Why can’t poets simply converse?
I have become extremely stressed.

I can only guess. (trochaic?)
This foot will be my hearse (iambs?)
For a simple scansion test.

My breast bursts cardiac arrest (I feel distressed, suppressed, unexpressed)
I feel entirely submersed.
I have become extremely (unstressed stressed unstressed) stressed
For a simple scansion test.

This is a fixed verse form known as a villanelle.

The villanelle is a nineteen-line poem characterized by two repeating rhymes and two refrains: the first line of the first stanza serves as the last line of the second and fourth stanzas, and the third line of the first stanza serves as the last line of the third and fifth stanzas.

The most famous villanelle is probably Thomas Dylan’s Do Not Go Gentle Into That Good Night or Elizabeth Bishop’s One

I have become extremely stressed was created for my Poetics class. My Professor strongly emphasized scansion, which is the determination of metrical character. There were many exercises where we had to note the stresses, feet and so on, which was not very exciting.

When my Professor gave the class a creative writing task, I wrote I have become extremely stressed for him as a very passive-aggressive revenge fantasy.

I would not typically explain my poem, but I had to for the assignment. I have copied it here:

My poem “I have become extremely stressed” is a villanelle, mimicking the technical aspects of Dylan Thomas’ “Do not go gentle into that night” and Elizabeth Bishop’s “One Art.” I aimed to create a persona that was absorbed with perfecting the technical art of scansion for a small quiz, sacrificing an actual understanding of the poem. The persona eventually unravels to their obsession, unable to connect to the verse on any level.  The repetitive and rhyming nature of villanelles makes it ideal for portraying an unhinged character fanatically fixated on a task.

I implemented Thomas’ traditional adherence to form, with two repeated refrains alternating between the ends of each tercet. This serves to reiterate the main message: the persona’s increasing stress over a simple scansion test. Tripling, sibilance and consonance are used extensively to emphasize specific ideas and terms. The increasing use of rhetorical questions shows the persona’s crumbling confidence as they struggle with understanding the content of the poetry. I also imitated Bishop’s more unorthodox villanelle, with uneven syllables (for my poem, the second refrain is one syllable short). This irregularity is used to parallel the persona’s slipping mind, as the poem’s very own meter is fluid and unstructured. In particular, I drew from Bishop’s use of parentheses. While initially still keeping the tetrameter in the fifth tercet, the brackets in the final quartet devoid their lines of meter uniformity.

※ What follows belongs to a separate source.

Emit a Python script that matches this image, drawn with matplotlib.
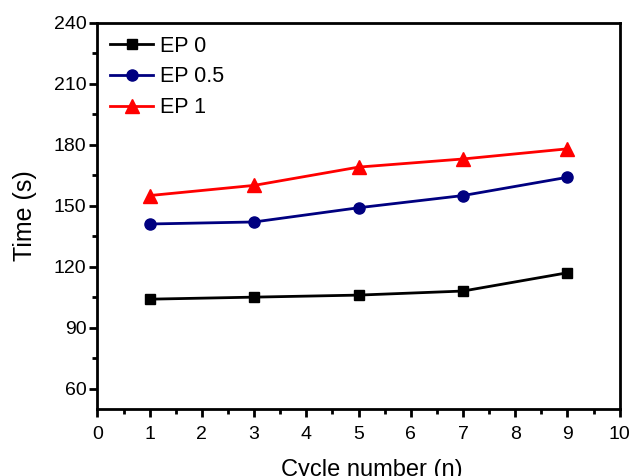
import matplotlib
matplotlib.use("Agg")
import matplotlib.pyplot as plt
from matplotlib.ticker import MultipleLocator

plt.rcParams['font.family'] = ['Liberation Sans', 'DejaVu Sans']

cycles = [1, 3, 5, 7, 9]
ep0 = [104, 105, 106, 108, 117]
ep05 = [141, 142, 149, 155, 164]
ep1 = [155, 160, 169, 173, 178]

fig = plt.figure(figsize=(6.33, 4.76), dpi=100)
ax = fig.add_axes([0.154, 0.141, 0.825, 0.811])

ax.plot(cycles, ep0, color='black', marker='s', markersize=7.5, linewidth=2, label='EP 0')
ax.plot(cycles, ep05, color='#000080', marker='o', markersize=8, linewidth=2, label='EP 0.5')
ax.plot(cycles, ep1, color='red', marker='^', markersize=10, linewidth=2, label='EP 1')

ax.set_xlim(0, 10)
ax.set_ylim(50, 240)
ax.xaxis.set_major_locator(MultipleLocator(1))
ax.xaxis.set_minor_locator(MultipleLocator(0.5))
ax.set_yticks([60, 90, 120, 150, 180, 210, 240])
ax.yaxis.set_minor_locator(MultipleLocator(15))
ax.tick_params(which='major', direction='out', length=6, width=2, labelsize=14, top=False, right=False)
ax.tick_params(axis='x', which='major', pad=6)
ax.tick_params(axis='y', which='major', pad=2)
ax.tick_params(which='minor', direction='out', length=3.5, width=2, top=False, right=False)
for s in ax.spines.values():
    s.set_linewidth(2)

ax.set_xlabel('Cycle number (n)', fontsize=17)
ax.xaxis.set_label_coords(0.526, -0.130)
ax.set_ylabel('Time (s)', fontsize=18, labelpad=12)

ax.legend(loc='upper left', frameon=False, fontsize=15.5, handlelength=2.0,
          labelspacing=0.45, borderaxespad=0.3, borderpad=0.3, handletextpad=0.3)

fig.savefig('out.png', dpi=100)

I also aimed to manipulate the meter and rhyme of the poem in differing areas. Most notably, tercet five has the persona guessing if the scansion is trochaic or iambic, at the loss of the end rhymes. The rhythm of the respective lines reflect the guess: the persona’s reality is in effect being rewritten to her scansion needs. Like with Bishop’s work, the final two lines sees alterations in parentheses for the first refrain. This serves to highlight the devolution and downward spiral of the persona, that they are so far removed they cannot but help scan their own refrain, ending the poem with the persona’s obsession consuming her.